Delta business class saver awards between the US and Europe were 62,500 miles each way. That’s the price from the no-notice devaluation for travel June 2014 onward.
Now, for travel January 1 onward, US-Europe will be 70,000 miles each way at the saver level. There was no notice given for this change, it’s simply in effect. That’s an increase of 15,000 miles roundtrip.
At 140,000 miles roundtrip, that compares to:
- 115,000 miles roundtrip at American
- 115,000 miles roundtrip for United flights via MileagePlus, or 140,000 miles for Star Alliance flights.
- Prices that vary by partner with Alaska but all that are lower than Delta’s, indeed you can use 62,500 Alaska miles for a one-way business class award on Delta that Delta will now charge 70,000 miles for.
At the beginning of the year Delta made changes to the price of several international awards for travel October 1 onward. You’d think one devaluation in the first quarter of 2016 would be enough for the SkyMiles program, but that would be wrong because they made no notice changes to Tel Aviv awards in March.
Despite eliminating award charts, Delta does have an award chart. There is saver award inventory (all partner awards are saver awards), and the price of awards is fixed when it’s available. Delta just doesn’t publish the chart of prices any longer. That way they can hide when they increase prices although they have no problem touting when they lower prices via a ‘sale’.
Delta used to refuse to give advance notice when making changes to their chart (going so far as to preposterously claim it was illegal to do so). Now they do not even give notice once they’ve already made changes.
The Delta.com award calendar shows the lowest one-way price for Washington Dulles – Paris in business class as 70,000 miles non-stop on Air France next year.
This isn’t just a case where no saver awards are available, and Delta is pricing at ‘level 2’ pricing. This is for the non-stop Air France flight only and in “O” class.
Delta wants to go revenue-based on redemptions, but revenue-based redemptions are transparent. You have points worth a certain dollar amount. Here you have no idea what awards are going to cost, and they aren’t even tied to price. They’ll tell you your points are like money, and the price changes day to day, but with money you can buy tickets from Delta or United or American. And you can buy toothpaste.

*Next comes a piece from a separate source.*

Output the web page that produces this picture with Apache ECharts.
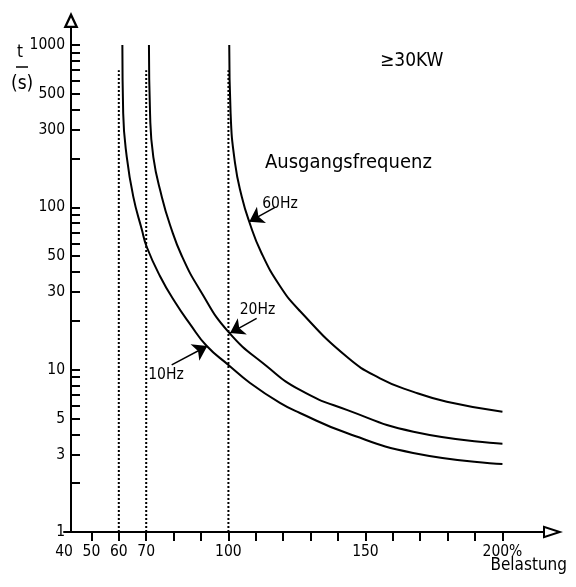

The value of your money is reasonably fixed and transparent, at least you know when there’s inflation. Delta won’t even publish inflation statistics. That’s the worst kind of money, like you find in unstable third world dictatorships. The biggest problem SkyMiles faces is their trust deficit.
You don’t get information to understand what miles are worth, and when they make changes Delta doesn’t play straight with what they’re doing with your miles or how that will affect you. The lack of an announcement underscores that. Delta makes changes, without (any) enough information for members to understand what those changes are or mean, and the airline’s position is that’s all the information anyone deserves to get.